Methods for Decreasing Future Fuel Uncertainty
The marine fuel market is undergoing significant change. Following the implementation and impact of IMO 2020, we’re now seeing the focus shift to low and zero carbon fuels, and an expansion of other marine fuel options, predominantly driven by the International Maritime Organization’s (IMO) impending 2030 and 2050 decarbonization targets. With heavy fuel oil (HFO) the dominant fuel type in the maritime sector since the 1960s, there is no question that such incredible change to the market will bring as many challenges as it does opportunities.
The rapid expansion of available clean fuels has unsurprisingly caused uncertainty for ship owners and operators looking to invest and adapt. Especially with the majority of future fuels existing at a stage of relative infancy and supply chains and infrastructure yet to be concretely established. In fact, unanswered ‘future fuel’ questions have led to some ship owners stalling newbuild orders amid uncertainty over fuel strategies.
Driving widespread uptake and encouraging ship owner confidence not only relies on price competitivity and availability but also ensuring that the right bunkering and onboard operational infrastructure is in place. For example, critical fuel supply systems must be scrutinized to ensure all infrastructural elements, such as system parts and fuel availability, are factored into the marine fuel purchasing decision and consequent design. This is vital to empower ship owners to make an educated decision when transitioning existing vessels or commissioning newbuilds.
Prevention is better than cure
With nearly 50 years of experience in delivering fuel supply systems, services and counsel to the maritime industry, we understand the necessity in having a consultative relationship with ship owners and operators to instill confidence in the safe, efficient and cost-effective running of their biggest assets. This close advisory-based relationship has never been more important when considering current market dynamics.
Alongside this high level of consultation, we are also developing products and participating in research projects to support the introduction of the newer fuels which we perceive to be the most viable.
Supporting the uptake of LNG
Although liquefied natural gas (LNG) is increasingly viewed within the shipping industry as a viable bridging marine fuel, significant infrastructural development needs to continue on a global basis. For example, all vessels currently require an additional back-up fuel (low sulfur fuel oil (LSFO)/marine gas oil (MGO)) system to mitigate the risk of vessel downtime in the event of a lack of LNG availability in ports, when on a long transit, or if there is a challenge with an existing LNG system.
This means that within the current market dynamics, LNG cannot run as the only fuel onboard a vessel. Managing the in-operation capabilities of running and switching to LNG is therefore critical in ensuring safety, and concurrently building confidence in the viability of LNG as a safe, compliant, low-carbon fuel.
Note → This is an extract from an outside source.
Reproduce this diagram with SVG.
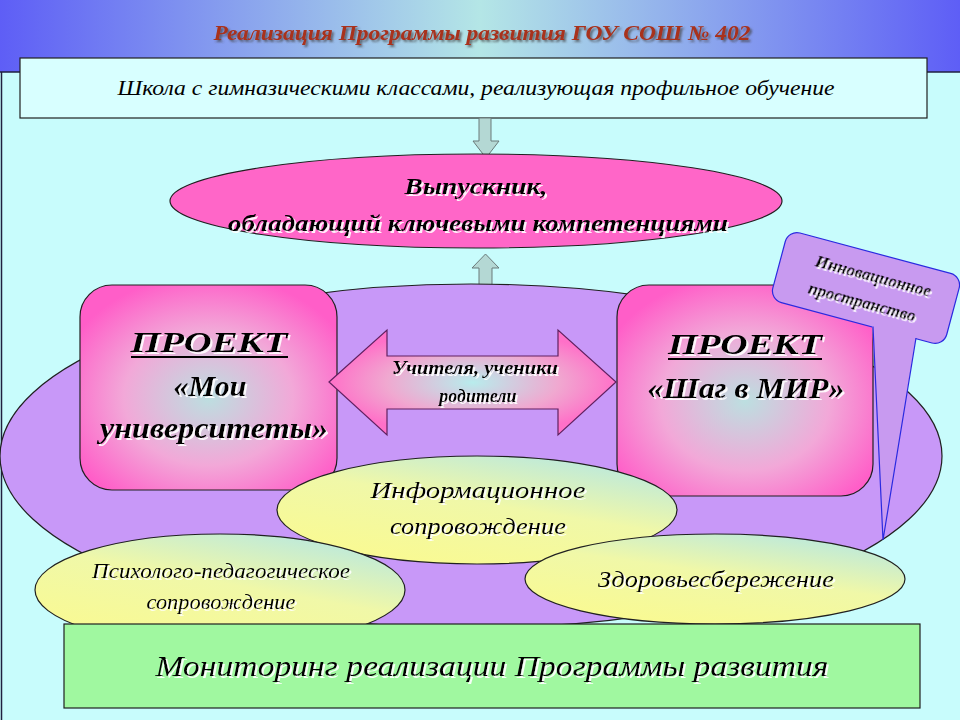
<svg xmlns="http://www.w3.org/2000/svg" width="960" height="720" viewBox="0 0 960 720">
<defs>
<linearGradient id="band" x1="0" y1="0" x2="1" y2="0">
<stop offset="0" stop-color="#5e5ef6"/><stop offset="0.5" stop-color="#b4e6e6"/><stop offset="1" stop-color="#5e5ef6"/>
</linearGradient>
<radialGradient id="pinkrect" cx="0.5" cy="0.55" r="0.6">
<stop offset="0" stop-color="#bcdfe0"/><stop offset="0.55" stop-color="#f2a8d8"/><stop offset="1" stop-color="#ff5ec8"/>
</radialGradient>
<radialGradient id="arrowg" cx="0.5" cy="0.5" r="0.5">
<stop offset="0" stop-color="#b8ecec"/><stop offset="0.6" stop-color="#f0a8d0"/><stop offset="1" stop-color="#ff70c8"/>
</radialGradient>
<linearGradient id="yel" x1="0.2" y1="1" x2="0.8" y2="0">
<stop offset="0" stop-color="#fafa90"/><stop offset="0.55" stop-color="#f0f8a8"/><stop offset="1" stop-color="#b8e8e0"/>
</linearGradient>
<filter id="sh" x="-10%" y="-30%" width="120%" height="160%">
<feDropShadow dx="2" dy="2" stdDeviation="0.6" flood-color="#ffffff" flood-opacity="0.9"/>
</filter>
<filter id="shd" x="-10%" y="-30%" width="120%" height="160%">
<feDropShadow dx="2" dy="2" stdDeviation="0.8" flood-color="#404040" flood-opacity="0.7"/>
</filter>
</defs>
<style>
.t{font-family:"Liberation Serif","DejaVu Serif",serif;font-style:italic;fill:#000;text-anchor:middle}
.b{font-weight:bold}
.ol{stroke:#202020;stroke-width:1.2}
.bl{stroke:#2a2ae0;stroke-width:1.2}
</style>
<rect x="0" y="0" width="960" height="720" fill="#c8fcfc"/>
<rect x="0" y="0" width="960" height="72" fill="url(#band)"/>
<line x1="0" y1="72" x2="960" y2="72" stroke="#202040" stroke-width="1.5"/>
<line x1="1.5" y1="72" x2="1.5" y2="720" stroke="#202040" stroke-width="1.5"/>
<text class="t b" x="482" y="40" font-size="21" style="fill:#a8301a" filter="url(#shd)" textLength="537" lengthAdjust="spacingAndGlyphs">Реализация Программы развития ГОУ СОШ № 402</text>

<g id="school">
<rect x="20" y="58" width="907" height="60" fill="#d8ffff" class="ol"/>
<text class="t" x="476" y="95" font-size="22" textLength="717" lengthAdjust="spacingAndGlyphs">Школа с гимназическими классами, реализующая профильное обучение</text>
</g>

<g id="connectors" fill="#b4d8d4" stroke="#6a7a7a" stroke-width="1">
<path d="M479,118 L491,118 L491,141 L499,141 L486,158 L473,141 L479,141 Z"/>
<path d="M479,285 L492,285 L492,268 L499,268 L485.5,254 L472,268 L479,268 Z"/>
</g>

<g id="graduate">
<ellipse cx="476" cy="201" rx="306" ry="47" fill="#ff66c8" class="ol"/>
<text class="t b" x="476" y="194" font-size="24" filter="url(#sh)" textLength="143" lengthAdjust="spacingAndGlyphs">Выпускник,</text>
<text class="t b" x="478" y="231" font-size="24" filter="url(#sh)" textLength="500" lengthAdjust="spacingAndGlyphs">обладающий ключевыми компетенциями</text>
</g>

<g id="space">
<ellipse cx="471" cy="456" rx="471" ry="172" fill="#c898f8" class="ol"/>
</g>

<g id="project1">
<rect x="80" y="285" width="257" height="205" rx="32" fill="url(#pinkrect)" class="ol"/>
<text class="t b" x="209" y="352" font-size="30" filter="url(#sh)" textLength="157" lengthAdjust="spacingAndGlyphs">ПРОЕКТ</text>
<line x1="131" y1="357" x2="288" y2="357" stroke="#000" stroke-width="2"/>
<text class="t b" x="210" y="396" font-size="30" filter="url(#sh)">«Мои</text>
<text class="t b" x="214" y="438" font-size="30" filter="url(#sh)" textLength="228" lengthAdjust="spacingAndGlyphs">университеты»</text>
</g>

<g id="project2">
<rect x="617" y="285" width="256" height="211" rx="32" fill="url(#pinkrect)" class="ol"/>
<text class="t b" x="745" y="354" font-size="30" filter="url(#sh)" textLength="154" lengthAdjust="spacingAndGlyphs">ПРОЕКТ</text>
<line x1="668" y1="359" x2="822" y2="359" stroke="#000" stroke-width="2"/>
<text class="t b" x="746" y="398" font-size="30" filter="url(#sh)" textLength="197" lengthAdjust="spacingAndGlyphs">«Шаг в МИР»</text>
</g>

<g id="people">
<path d="M329,382 L387,330 L387,356 L558,356 L558,330 L616,382 L558,435 L558,409 L387,409 L387,435 Z" fill="url(#arrowg)" stroke="#602060" stroke-width="1.2"/>
<text class="t b" x="475" y="374" font-size="18" filter="url(#sh)" textLength="166" lengthAdjust="spacingAndGlyphs">Учителя, ученики</text>
<text class="t b" x="478" y="402" font-size="18" filter="url(#sh)">родители</text>
</g>

<g id="innovation">
<rect x="-90" y="-36" width="180" height="72" rx="12" fill="#c89af0" class="bl" transform="translate(866 288) rotate(15)"/>
<path d="M872,322 L883,538 L917,331 Z" fill="#c89af0"/>
<path d="M873,326.5 L883,540 L916,338" fill="none" class="bl"/>
<g transform="translate(866 288) rotate(15)">
<text class="t b" x="4" y="-8" font-size="17" filter="url(#sh)">Инновационное</text>
<text class="t b" x="0" y="20" font-size="17" filter="url(#sh)">пространство</text>
</g>
</g>

<g id="info">
<ellipse cx="477" cy="510" rx="200" ry="54" fill="url(#yel)" class="ol"/>
<text class="t" x="478" y="498" font-size="23" filter="url(#sh)" textLength="215" lengthAdjust="spacingAndGlyphs">Информационное</text>
<text class="t" x="478" y="534" font-size="23" filter="url(#sh)" textLength="176" lengthAdjust="spacingAndGlyphs">сопровождение</text>
</g>

<g id="psych">
<ellipse cx="220" cy="590" rx="185" ry="56" fill="url(#yel)" class="ol"/>
<text class="t" x="221" y="578" font-size="20" filter="url(#sh)" textLength="258" lengthAdjust="spacingAndGlyphs">Психолого-педагогическое</text>
<text class="t" x="221" y="609" font-size="20" filter="url(#sh)" textLength="149" lengthAdjust="spacingAndGlyphs">сопровождение</text>
</g>

<g id="health">
<ellipse cx="715" cy="579" rx="190" ry="45" fill="url(#yel)" class="ol"/>
<text class="t" x="716" y="587" font-size="23" filter="url(#sh)" textLength="236" lengthAdjust="spacingAndGlyphs">Здоровьесбережение</text>
</g>

<g id="monitoring">
<rect x="64" y="624" width="856" height="84" fill="#a0f8a0" class="ol"/>
<text class="t" x="492" y="676" font-size="29" filter="url(#sh)" textLength="673" lengthAdjust="spacingAndGlyphs">Мониторинг реализации Программы развития</text>
</g>
</svg>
As the biggest supplier of auxiliary systems to support the use of MGO and marine diesel oil (MDO) onboard LNG vessels, we understand the specific engineering and meticulous approach required to ensure owners and operators are always able to assume operations regardless of circumstance or location. By supplying elements such as ‘’fuel supply units’ for a vessel’s main and auxiliary engines, we are able to provide crew with the flexibility necessary to ensure operational continuity throughout transit.
This approach and expert level of counsel, especially when looking at vessel specific systems, is important to not only support owners with the transition but increase the reputability of LNG.
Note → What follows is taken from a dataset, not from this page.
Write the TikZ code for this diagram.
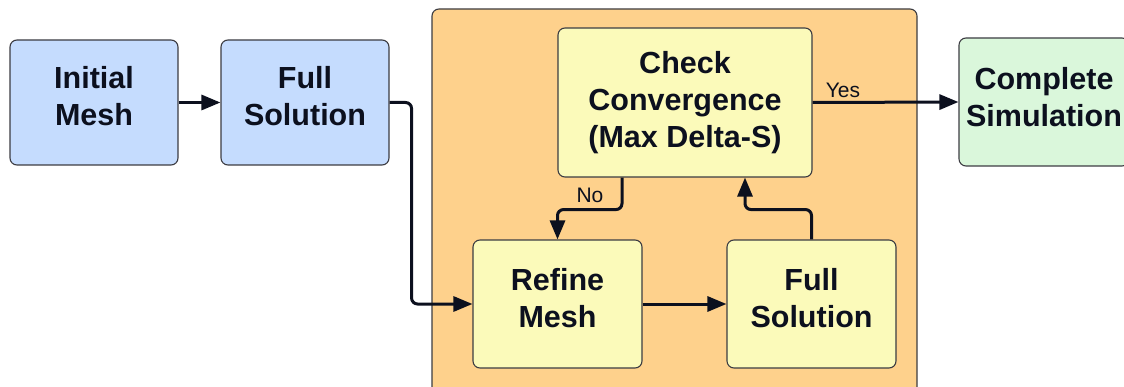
\documentclass[tikz,border=0pt]{standalone}
\usepackage{fontspec}
\setmainfont{Liberation Sans}
\usetikzlibrary{arrows.meta,calc}
\definecolor{bluef}{RGB}{197,220,254}
\definecolor{yellowf}{RGB}{251,250,186}
\definecolor{orangef}{RGB}{254,209,140}
\definecolor{greenf}{RGB}{218,247,219}
\definecolor{edgec}{RGB}{60,60,66}
\definecolor{ink}{RGB}{12,16,30}
\tikzset{
  box/.style={draw=edgec, line width=1.1pt, rounded corners=7pt, align=center,
    font=\fontsize{30.5}{37}\selectfont\bfseries, text=ink, inner sep=0pt},
  conn/.style={draw=ink, line width=3pt, rounded corners=6pt,
    -{Triangle[length=19pt,width=15pt]}},
  lbl/.style={font=\fontsize{21}{24}\selectfont, text=ink, inner sep=2pt}
}
\begin{document}
\begin{tikzpicture}[x=1pt,y=1pt]
\clip (0,0) rectangle (1124,-387);
% container
\draw[draw=edgec, line width=1.1pt, fill=orangef, rounded corners=7pt] (432,-9) rectangle (917,-420);
% boxes
\node[box, fill=bluef, minimum width=168pt, minimum height=125pt] (init) at (94,-102.5) {Initial\\Mesh\\[-24pt]\mbox{}};
\node[box, fill=bluef, minimum width=168pt, minimum height=125pt] (full1) at (305,-102.5) {Full\\Solution\\[-24pt]\mbox{}};
\node[box, fill=yellowf, minimum width=254pt, minimum height=149pt] (check) at (685,-102.5) {Check\\Convergence\\(Max Delta-S)\\[-30pt]\mbox{}};
\node[box, fill=yellowf, minimum width=169pt, minimum height=128pt] (refine) at (557.5,-304) {Refine\\Mesh\\[-25pt]\mbox{}};
\node[box, fill=yellowf, minimum width=169pt, minimum height=128pt] (full2) at (811.5,-304) {Full\\Solution\\[-25pt]\mbox{}};
\node[box, fill=greenf, minimum width=170pt, minimum height=128pt] (done) at (1044,-102) {Complete\\Simulation\\[-26pt]\mbox{}};
% connectors
\coordinate (c1) at ([xshift=-63pt]check.south);
\coordinate (c2) at ([xshift=60pt]check.south);
\draw[conn] (init.east) -- (full1.west);
\draw[conn] (full1.east) -- ++(22,0) |- (refine.west);
\draw[conn] (refine.east) -- (full2.west);
\draw[conn] (full2.north) |- ([yshift=-32pt]c2) -- (c2);
\draw[conn] (c1) -- ([yshift=-32pt]c1) -| (refine.north);
\node[lbl] (nolbl) at (590,-195) {No};
\draw[conn] (check.east) -- (done.west);
\node[lbl] (yeslbl) at (843,-90) {Yes};
\end{tikzpicture}
\end{document}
Progressing the use of biofuels
In conjunction with LNG, biofuels can also play a significant part in the marine energy supply chain, both within the transitionary period as well as a viable long-term future. With many oil refiners turning to biofuel production, due to reduced fuel demand, tightening environmental rules and overseas competition, biofuel production, investment and consequent uptake, is set to rapidly grow.
To support this transition, we are working with industry leaders on the BioFlex project, which aims to determine the most ecologically and economically sustainable way to evolve the marine energy supply chain and replace fossil fuels. The project is due to run for three-years and is funded by Business Finland, VTT Technical Research Centre of Finland, and enacted by participating companies that include Fortum, Neste, Pohjanmaan Hyötyjätekuljetus, Polartek, ST1, Valmet and Wärtsilä.
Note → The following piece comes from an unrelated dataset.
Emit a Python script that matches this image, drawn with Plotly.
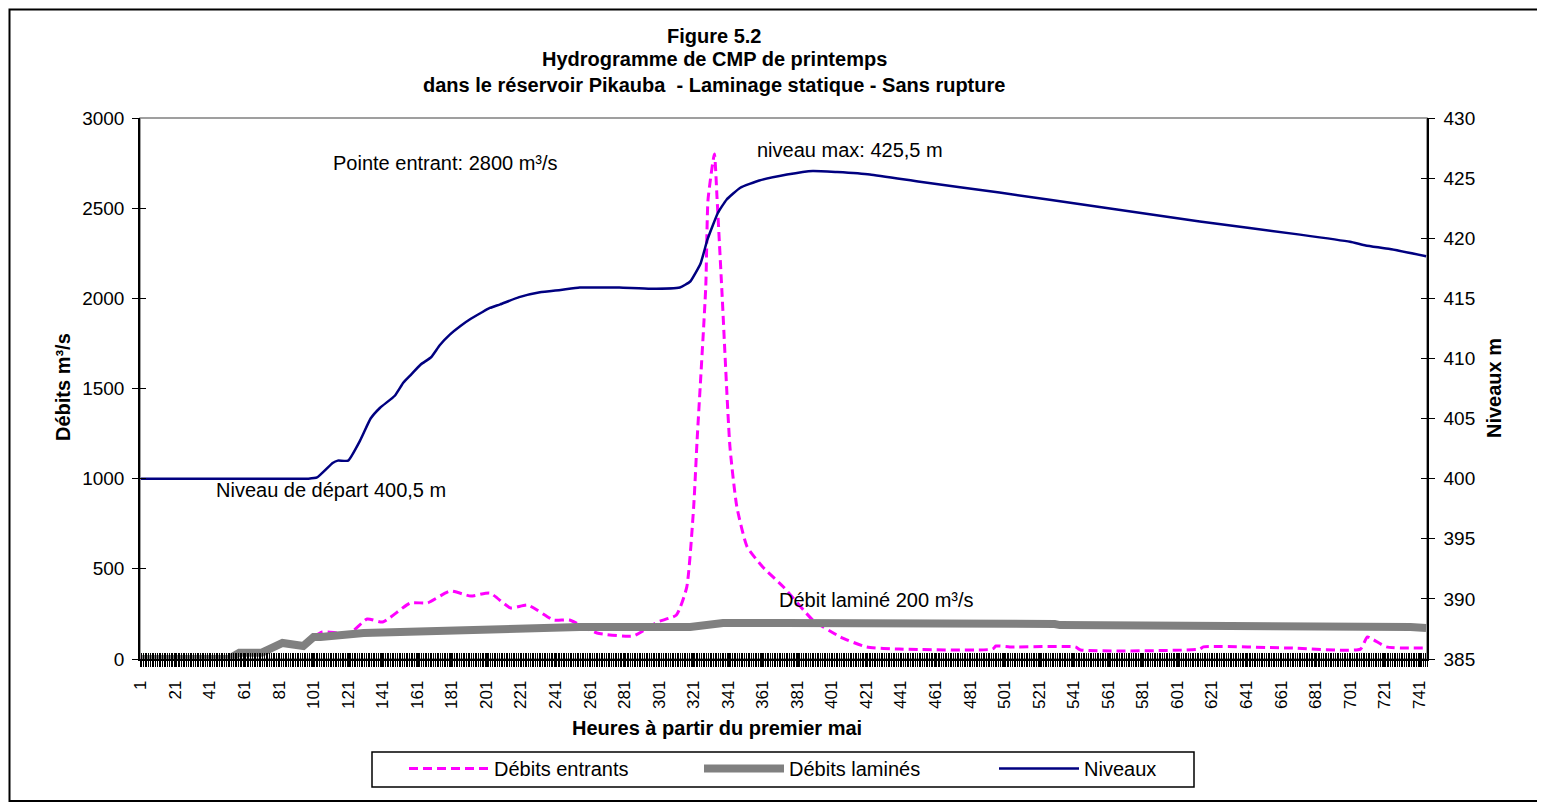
import plotly.graph_objects as go

# ---------------- data ----------------
# Débits entrants (m³/s) – hour / value
entrants_h = [1, 52, 58, 71, 83, 95, 101, 106, 122, 132, 141, 157, 167, 180, 192, 203, 215, 225, 240,
              249, 265, 286, 300, 311, 317, 321, 323, 328, 329.3, 333, 334.5, 337.4, 342, 346, 352,
              361, 373, 390, 406, 421, 440, 494, 496, 504, 542, 545, 614, 616, 666, 707, 711, 722, 745]
entrants_q = [0, 0, 35, 35, 89, 72, 122, 150, 144, 222, 205, 311, 311, 377, 349, 366, 283, 299, 216,
              216, 144, 128, 205, 244, 399, 843, 1215, 2063, 2546, 2800, 2562, 2030, 1176, 843, 621,
              510, 399, 216, 122, 67, 55, 55, 72, 67, 67, 50, 55, 67, 61, 55, 122, 67, 61]

# Débits laminés (m³/s)
lamines_h = [1, 52, 58, 71, 83, 95, 101, 105, 130, 168, 216, 255, 319, 338, 373, 431, 498, 530, 533,
             655, 658, 736, 745]
lamines_q = [0, 0, 35, 35, 89, 72, 122, 122, 144, 155, 172, 177, 177, 200, 200, 200, 194, 194, 188,
             188, 178, 178, 172]

# Niveaux (m)
niveaux_h = [1, 40, 80, 98, 103, 112, 115, 121, 128, 134, 139.5, 148, 153, 157, 163, 169, 174, 180, 186,
             192, 198, 203, 209, 220, 232, 244, 255, 267, 278, 296, 313, 319, 325, 329, 335, 340, 348,
             359, 375, 390, 404, 423, 452, 498, 556, 614, 672, 701, 710, 724, 745]
niveaux_m = [400.0, 400.0, 400.0, 400.0, 400.1, 401.3, 401.5, 401.5, 403.2, 405.0, 405.9, 406.9, 408.0,
             408.6, 409.5, 410.1, 411.1, 412.0, 412.7, 413.3, 413.8, 414.2, 414.5, 415.1, 415.5, 415.7,
             415.9, 415.9, 415.9, 415.8, 415.9, 416.4, 417.9, 419.9, 422.1, 423.2, 424.2, 424.8, 425.3,
             425.6, 425.5, 425.3, 424.7, 423.8, 422.6, 421.4, 420.3, 419.7, 419.4, 419.1, 418.5]

x_tick_vals = [1, 21, 41, 61, 81, 101, 121, 141, 161, 181, 201, 221, 241, 261, 281, 301, 321, 341,
               361, 381, 401, 421, 441, 461, 481, 501, 521, 541, 561, 581, 601, 621, 641, 661, 681,
               701, 721, 741]
x_tick_text = [str(v) for v in x_tick_vals]

title_lines = ["Figure 5.2",
               "Hydrogramme de CMP de printemps",
               "dans le réservoir Pikauba  - Laminage statique - Sans rupture"]

FONT = "Liberation Sans, Arial, sans-serif"

# plot area in page pixels: x 140..1427, y 118..659 (page has an 8px body margin)
PL, PW, PB, PH = 140, 1287, 659, 541


def px(x):
    return (x - PL) / PW


def py(y):
    return (PB - y) / PH


fig = go.Figure()
fig.add_trace(go.Scatter(x=entrants_h, y=entrants_q, name="Débits entrants", mode="lines",
                         line=dict(color="#FF00FF", width=3, dash="9px,5px", shape="spline",
                                   smoothing=0.5)))
fig.add_trace(go.Scatter(x=lamines_h, y=lamines_q, name="Débits laminés", mode="lines",
                         line=dict(color="#808080", width=8)))
fig.add_trace(go.Scatter(x=niveaux_h, y=niveaux_m, name="Niveaux", mode="lines", yaxis="y2",
                         line=dict(color="#000080", width=2.5, shape="spline", smoothing=0.4)))
# helper traces so the overlay axes (inner halves of the crossing tick marks) are drawn
fig.add_trace(go.Scatter(x=[None], y=[None], xaxis="x2", yaxis="y", showlegend=False, hoverinfo="skip"))
fig.add_trace(go.Scatter(x=[None], y=[None], xaxis="x", yaxis="y3", showlegend=False, hoverinfo="skip"))
fig.add_trace(go.Scatter(x=[None], y=[None], xaxis="x", yaxis="y4", showlegend=False, hoverinfo="skip"))

XR = [0.5, 745.5]
fig.update_layout(
    width=1537, height=796,
    margin=dict(l=132, r=118, t=110, b=145),
    paper_bgcolor="white", plot_bgcolor="white",
    font=dict(family=FONT, size=19, color="black"),
    showlegend=True,
    legend=dict(orientation="h", x=px(404), y=py(749), xanchor="left", yanchor="top",
                borderwidth=0, bgcolor="rgba(0,0,0,0)", font=dict(size=20),
                itemwidth=80, entrywidth=200, traceorder="normal"),
    xaxis=dict(range=XR, tickmode="array", tickvals=x_tick_vals, ticktext=x_tick_text,
               tickangle=-90, tickfont=dict(size=17), ticks="outside", ticklen=6,
               tickcolor="black", showline=True, linecolor="black", linewidth=1.5,
               showgrid=False, zeroline=False, ticklabelstandoff=7,
               minor=dict(tickmode="linear", tick0=0.5, dtick=1, ticks="outside", ticklen=6,
                          tickcolor="black", tickwidth=1, showgrid=False)),
    xaxis2=dict(range=XR, overlaying="x", side="bottom", showticklabels=False, showline=False,
                showgrid=False, zeroline=False, tickmode="array", tickvals=x_tick_vals,
                ticks="inside", ticklen=6, tickcolor="black",
                minor=dict(tickmode="linear", tick0=0.5, dtick=1, ticks="inside", ticklen=6,
                           tickcolor="black", tickwidth=1, showgrid=False)),
    yaxis=dict(range=[0, 3000], dtick=500, ticks="outside", ticklen=6, tickcolor="black",
               showline=True, linecolor="black", linewidth=1.5, showgrid=False, zeroline=False,
               tickfont=dict(size=19), ticklabelstandoff=4),
    yaxis3=dict(range=[0, 3000], dtick=500, overlaying="y", side="left", ticks="inside",
                ticklen=6, tickcolor="black", showticklabels=False, showline=False,
                showgrid=False, zeroline=False),
    yaxis2=dict(range=[385, 430], dtick=5, overlaying="y", side="right", ticks="outside",
                ticklen=6, tickcolor="black", showline=True, linecolor="black", linewidth=1.5,
                showgrid=False, zeroline=False, tickfont=dict(size=19), ticklabelstandoff=5),
    yaxis4=dict(range=[385, 430], dtick=5, overlaying="y", side="right", ticks="inside",
                ticklen=6, tickcolor="black", showticklabels=False, showline=False,
                showgrid=False, zeroline=False),
)

ann = []
for txt, ypx in zip(title_lines, [36, 59, 85]):
    ann.append(dict(text="<b>%s</b>" % txt, xref="paper", yref="paper",
                    x=px(714), y=py(ypx), xanchor="center", yanchor="middle",
                    showarrow=False, font=dict(size=20, family=FONT)))
ann.append(dict(text="<b>Heures à partir du premier mai</b>", xref="paper", yref="paper",
                x=px(717), y=py(728), xanchor="center", yanchor="middle",
                showarrow=False, font=dict(size=20)))
ann.append(dict(text="<b>Débits m³/s</b>", xref="paper", yref="paper", textangle=-90,
                x=px(63), y=py(387), xanchor="center", yanchor="middle",
                showarrow=False, font=dict(size=20)))
ann.append(dict(text="<b>Niveaux m</b>", xref="paper", yref="paper", textangle=-90,
                x=px(1494), y=py(388), xanchor="center", yanchor="middle",
                showarrow=False, font=dict(size=20)))
for txt, xp, yp in [("Pointe entrant: 2800 m³/s", 331, 163),
                    ("niveau max: 425,5 m", 755, 150),
                    ("Niveau de départ 400,5 m", 214, 490),
                    ("Débit laminé 200 m³/s", 777, 600)]:
    ann.append(dict(text=txt, xref="paper", yref="paper", x=px(xp), y=py(yp),
                    xanchor="left", yanchor="middle", showarrow=False, font=dict(size=20)))
fig.update_layout(annotations=ann)

fig.update_layout(shapes=[
    dict(type="rect", xref="paper", yref="paper", x0=0, x1=1, y0=0, y1=1,
         line=dict(color="#808080", width=1.5), layer="below"),
    # outer chart frame
    dict(type="rect", xref="paper", yref="paper", x0=px(9.5), x1=px(1542), y0=py(801), y1=py(9.5),
         line=dict(color="black", width=2)),
    # legend frame
    dict(type="rect", xref="paper", yref="paper", x0=px(372), x1=px(1194), y0=py(787), y1=py(752),
         line=dict(color="black", width=1.5)),
])

fig.write_html("out.html")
Through our work with biofuels, commencing in the early 2000s, we have found that biofuels can be corrosive and wearing on the metals typically used in fuel units; the acidity, reactivity, filtration properties and coagulation of biofuels requiring carefully tailored specialized solutions, such as acid-proof materials and fuel specific heating and insulation solutions. We are therefore applying our expertise to ensure that every material used in a vessel’s fuel supply unit is examined to ensure a safe environment for the fuel and wellbeing of those on board. Our findings will also further inform the design of our new product family, which aims at supporting the use of biofuels and changing market demand.
Paving the way for future fuels
There is no question as to whether the marine fuel market will be undergoing momentous change over the next decade, this is certain. However, uncertainty remains around how we are to best implement and manage this change.
We believe a holistic and forensic approach is fundamental in supporting ship owners and operators in all elements of transition within the supply chain, where providing expert engineering and ongoing research will be key to fully realizing future fuels in the marine industry. And in doing this, building confidence and driving uptake amongst ship owners and operators, so that they can thrive within this transformative market.